Yes. Including the correct Incoterm in your listing is essential. Incoterms define the responsibilities of the buyer and seller regarding freight costs, insurance, and risk during transit. Without a specified Incoterm, logistics providers cannot provide accurate or comparable quotes, and misunderstandings are likely to arise.
How can I improve the visibility of my freight listing online?
Use relevant and specific terminology within your listing description, including your trade lane (e.g., "UK to Germany LCL sea freight"), cargo category, and preferred shipping mode. Ensure your listing is kept up to date, as many platforms prioritise recently refreshed entries in search results.
For logistics service providers, listing your business across multiple credible platforms — including freight-specific directories and broader UK business directories — improves overall online discoverability.

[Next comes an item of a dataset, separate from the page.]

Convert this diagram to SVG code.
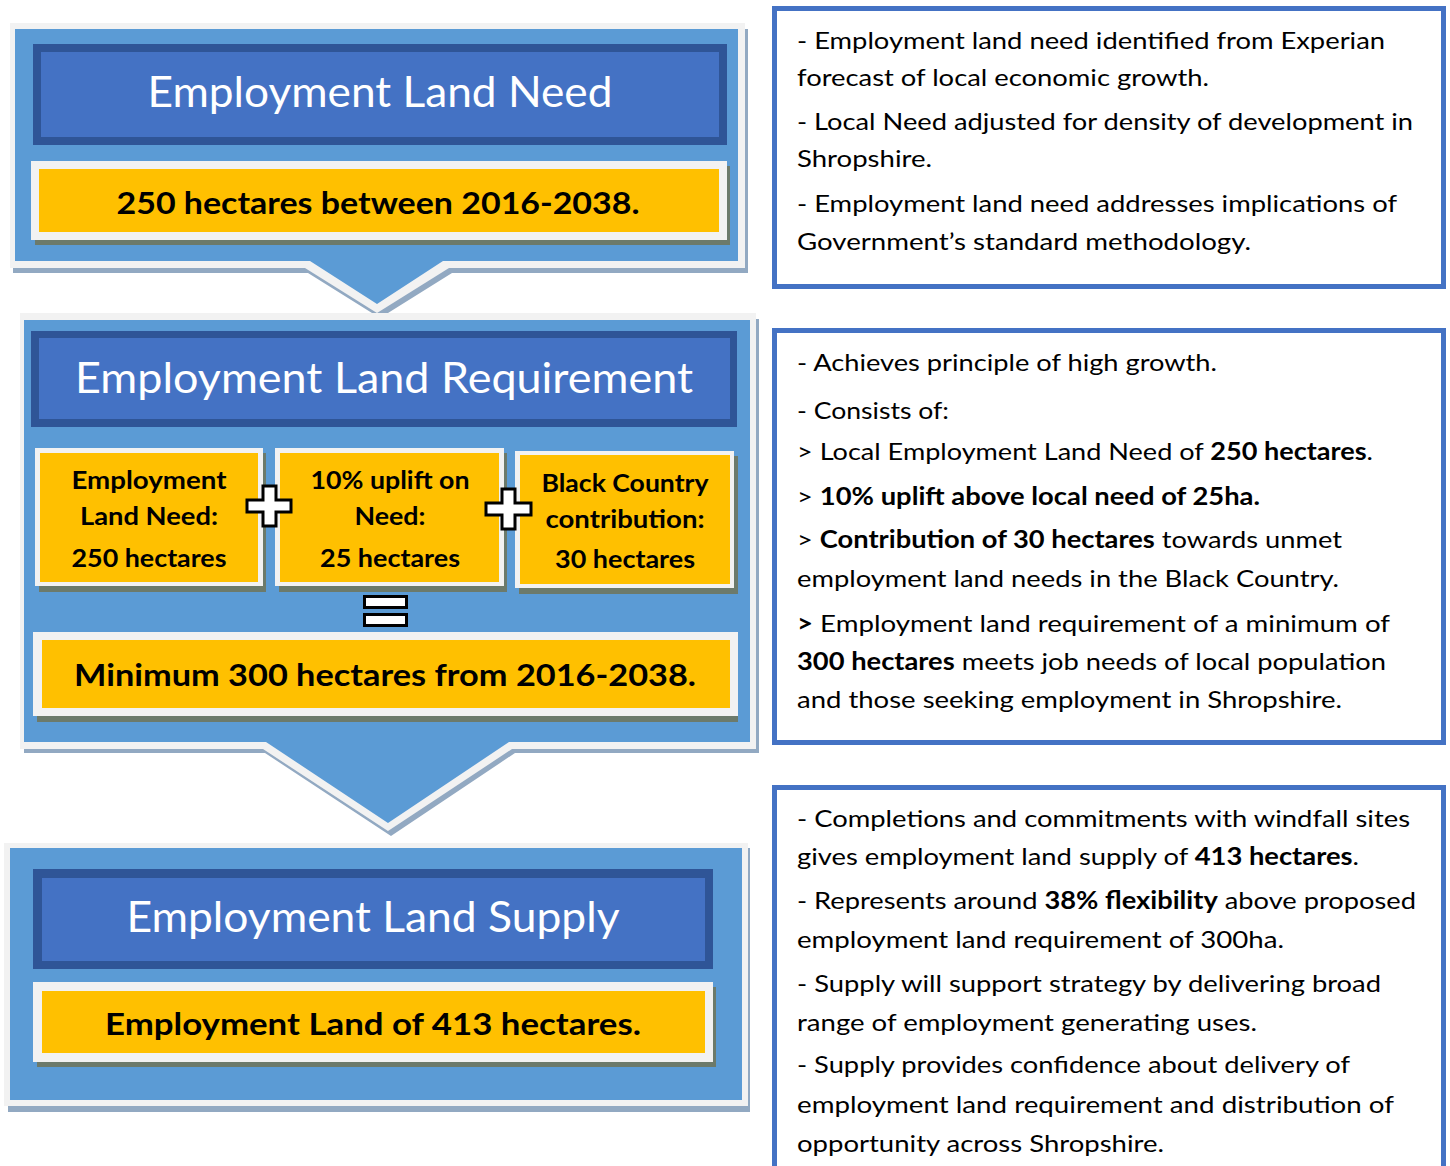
<svg xmlns="http://www.w3.org/2000/svg" width="1450" height="1166" viewBox="0 0 1450 1166">
<style>
.frame{fill:#f2f2f2}
.oshadow{fill:#92a9c2}
.blue{fill:#5b9bd5}
.tdark{fill:#2f5597}
.tin{fill:#4472c4}
.yframe{fill:#f2f2f2}
.yshadow{fill:#6c7a6b}
.yel{fill:#ffc000}
.title{font-family:Lato,"Liberation Sans",sans-serif;font-size:42px;fill:#ffffff;text-anchor:middle}
.ytext{font-family:Lato,"Liberation Sans",sans-serif;font-size:30px;font-weight:bold;fill:#000;text-anchor:middle}
.stext{font-family:Lato,"Liberation Sans",sans-serif;font-size:24px;font-weight:bold;fill:#000;text-anchor:middle}
.note{fill:#ffffff;stroke:#4472c4;stroke-width:5}
.nt{font-family:Lato,"Liberation Sans",sans-serif;font-size:24px;fill:#000}
.b{font-weight:bold}
.sym{fill:#ffffff;stroke:#000;stroke-width:3}
</style>
<rect width="1450" height="1166" fill="#ffffff"/>

<g id="need">
<polygon class="oshadow" points="13,29 748,29 748,273 452,273 380,318 308,273 13,273"/>
<polygon class="frame" points="10,23 745,23 745,268 449,268 377,313 305,268 10,268"/>
<polygon class="blue" points="15,29 738,29 738,261 443,261 377,304 310,261 15,261"/>
<rect class="tdark" x="33" y="44" width="694" height="101"/>
<rect class="tin" x="41" y="52" width="678" height="85"/>
<text class="title" x="380" y="107" textLength="465" lengthAdjust="spacingAndGlyphs">Employment Land Need</text>
<rect class="yshadow" x="35" y="166" width="695" height="79"/>
<rect class="yframe" x="31" y="161" width="696" height="79"/>
<rect class="yel" x="39" y="169" width="680" height="63"/>
<text class="ytext" x="378" y="214" textLength="523" lengthAdjust="spacingAndGlyphs">250 hectares between 2016-2038.</text>
</g>

<g id="requirement">
<polygon class="oshadow" points="24,319 759,319 759,753 515,753 391,836 265,753 24,753"/>
<polygon class="frame" points="20,313 756,313 756,749 512,749 388,831 263,749 20,749"/>
<polygon class="blue" points="24,320 750,320 750,742 509,742 388,823 266,742 24,742"/>
<rect class="tdark" x="31" y="331" width="706" height="96"/>
<rect class="tin" x="39" y="338" width="691" height="81"/>
<text class="title" x="384" y="393" textLength="618" lengthAdjust="spacingAndGlyphs">Employment Land Requirement</text>

<g id="part-need">
<rect class="yshadow" x="39" y="453" width="227" height="139"/>
<rect class="yframe" x="35" y="448" width="228" height="138"/>
<rect class="yel" x="40" y="453" width="218" height="129"/>
<text class="stext" x="149" y="489" textLength="155" lengthAdjust="spacingAndGlyphs">Employment</text>
<text class="stext" x="149" y="525" textLength="138" lengthAdjust="spacingAndGlyphs">Land Need:</text>
<text class="stext" x="149" y="567" textLength="155" lengthAdjust="spacingAndGlyphs">250 hectares</text>
</g>
<g id="part-uplift">
<rect class="yshadow" x="279" y="453" width="228" height="139"/>
<rect class="yframe" x="275" y="448" width="229" height="138"/>
<rect class="yel" x="280" y="453" width="219" height="129"/>
<text class="stext" x="390" y="489" textLength="159" lengthAdjust="spacingAndGlyphs">10% uplift on</text>
<text class="stext" x="390" y="525" textLength="71" lengthAdjust="spacingAndGlyphs">Need:</text>
<text class="stext" x="390" y="567" textLength="140" lengthAdjust="spacingAndGlyphs">25 hectares</text>
</g>
<g id="part-blackcountry">
<rect class="yshadow" x="519" y="456" width="219" height="138"/>
<rect class="yframe" x="515" y="451" width="219" height="137"/>
<rect class="yel" x="520" y="455" width="210" height="129"/>
<text class="stext" x="625" y="492" textLength="167" lengthAdjust="spacingAndGlyphs">Black Country</text>
<text class="stext" x="625" y="528" textLength="159" lengthAdjust="spacingAndGlyphs">contribution:</text>
<text class="stext" x="625" y="568" textLength="140" lengthAdjust="spacingAndGlyphs">30 hectares</text>
</g>
<g id="plus1">
<polygon class="sym" points="263,486 276,486 276,500 291,500 291,512 276,512 276,526 263,526 263,512 247,512 247,500 263,500"/>
</g>
<g id="plus2">
<polygon class="sym" points="502,489 515,489 515,503 531,503 531,515 515,515 515,529 502,529 502,515 486,515 486,503 502,503"/>
</g>
<g id="equals">
<rect class="sym" x="364.5" y="596.5" width="42" height="11"/>
<rect class="sym" x="364.5" y="614.5" width="42" height="11"/>
</g>
<rect class="yshadow" x="37" y="637" width="701" height="85"/>
<rect class="yframe" x="33" y="632" width="705" height="84"/>
<rect class="yel" x="42" y="640" width="688" height="68"/>
<text class="ytext" x="385" y="686" textLength="622" lengthAdjust="spacingAndGlyphs">Minimum 300 hectares from 2016-2038.</text>
</g>

<g id="supply">
<rect class="oshadow" x="8" y="848" width="742" height="264"/>
<rect class="frame" x="4" y="843" width="744" height="263"/>
<rect class="blue" x="10" y="848" width="732" height="252"/>
<rect class="tdark" x="33" y="869" width="680" height="100"/>
<rect class="tin" x="42" y="878" width="663" height="83"/>
<text class="title" x="373" y="932" textLength="493" lengthAdjust="spacingAndGlyphs">Employment Land Supply</text>
<rect class="yshadow" x="37" y="987" width="679" height="80"/>
<rect class="yframe" x="33" y="982" width="680" height="80"/>
<rect class="yel" x="42" y="991" width="663" height="62"/>
<text class="ytext" x="373" y="1035" textLength="536" lengthAdjust="spacingAndGlyphs">Employment Land of 413 hectares.</text>
</g>

<g id="note-need">
<rect class="note" x="774.5" y="8.5" width="669" height="278"/>
<text class="nt" x="797" y="49" textLength="588" lengthAdjust="spacingAndGlyphs">- Employment land need identified from Experian</text>
<text class="nt" x="797" y="86" textLength="412" lengthAdjust="spacingAndGlyphs">forecast of local economic growth.</text>
<text class="nt" x="797" y="130" textLength="616" lengthAdjust="spacingAndGlyphs">- Local Need adjusted for density of development in</text>
<text class="nt" x="797" y="167" textLength="135" lengthAdjust="spacingAndGlyphs">Shropshire.</text>
<text class="nt" x="797" y="212" textLength="600" lengthAdjust="spacingAndGlyphs">- Employment land need addresses implications of</text>
<text class="nt" x="797" y="250" textLength="454" lengthAdjust="spacingAndGlyphs">Government’s standard methodology.</text>
</g>

<g id="note-requirement">
<rect class="note" x="774.5" y="330.5" width="669" height="412"/>
<text class="nt" x="797" y="371" textLength="420" lengthAdjust="spacingAndGlyphs">- Achieves principle of high growth.</text>
<text class="nt" x="797" y="419" textLength="152" lengthAdjust="spacingAndGlyphs">- Consists of:</text>
<text class="nt" x="797" y="460" textLength="576" lengthAdjust="spacingAndGlyphs">&gt; Local Employment Land Need of <tspan class="b">250 hectares</tspan>.</text>
<text class="nt" x="797" y="505" textLength="463" lengthAdjust="spacingAndGlyphs">&gt; <tspan class="b">10% uplift above local need of 25ha.</tspan></text>
<text class="nt" x="797" y="548" textLength="545" lengthAdjust="spacingAndGlyphs">&gt; <tspan class="b">Contribution of 30 hectares</tspan> towards unmet</text>
<text class="nt" x="797" y="587" textLength="542" lengthAdjust="spacingAndGlyphs">employment land needs in the Black Country.</text>
<text class="nt" x="797" y="632" textLength="593" lengthAdjust="spacingAndGlyphs"><tspan class="b">&gt;</tspan> Employment land requirement of a minimum of</text>
<text class="nt" x="797" y="670" textLength="589" lengthAdjust="spacingAndGlyphs"><tspan class="b">300 hectares</tspan> meets job needs of local population</text>
<text class="nt" x="797" y="708" textLength="545" lengthAdjust="spacingAndGlyphs">and those seeking employment in Shropshire.</text>
</g>

<g id="note-supply">
<rect class="note" x="774.5" y="787.5" width="669" height="420"/>
<text class="nt" x="797" y="827" textLength="613" lengthAdjust="spacingAndGlyphs">- Completions and commitments with windfall sites</text>
<text class="nt" x="797" y="865" textLength="562" lengthAdjust="spacingAndGlyphs">gives employment land supply of <tspan class="b">413 hectares</tspan>.</text>
<text class="nt" x="797" y="909" textLength="619" lengthAdjust="spacingAndGlyphs">- Represents around <tspan class="b">38% flexibility</tspan> above proposed</text>
<text class="nt" x="797" y="948" textLength="487" lengthAdjust="spacingAndGlyphs">employment land requirement of 300ha.</text>
<text class="nt" x="797" y="992" textLength="584" lengthAdjust="spacingAndGlyphs">- Supply will support strategy by delivering broad</text>
<text class="nt" x="797" y="1031" textLength="460" lengthAdjust="spacingAndGlyphs">range of employment generating uses.</text>
<text class="nt" x="797" y="1073" textLength="553" lengthAdjust="spacingAndGlyphs">- Supply provides confidence about delivery of</text>
<text class="nt" x="797" y="1113" textLength="597" lengthAdjust="spacingAndGlyphs">employment land requirement and distribution of</text>
<text class="nt" x="797" y="1152" textLength="367" lengthAdjust="spacingAndGlyphs">opportunity across Shropshire.</text>
</g>

<g id="connectors"></g>
</svg>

What due diligence should I carry out on freight partners I find through listings?
Always verify that a freight partner holds membership of a recognised professional body such as BIFA, IATA (for air freight), or Logistics UK. Check their registration at Companies House, request evidence of current liability insurance, and ask for references from other shippers with experience on your specific trade lane. For overseas providers, use equivalent national trade registers and industry associations to verify credentials.
Disclaimer: The information provided in this article is for general informational and research purposes only. Company details, features, services, and market positions may change over time. Readers are advised to visit official company websites and conduct independent research before making any business decisions or purchasing services.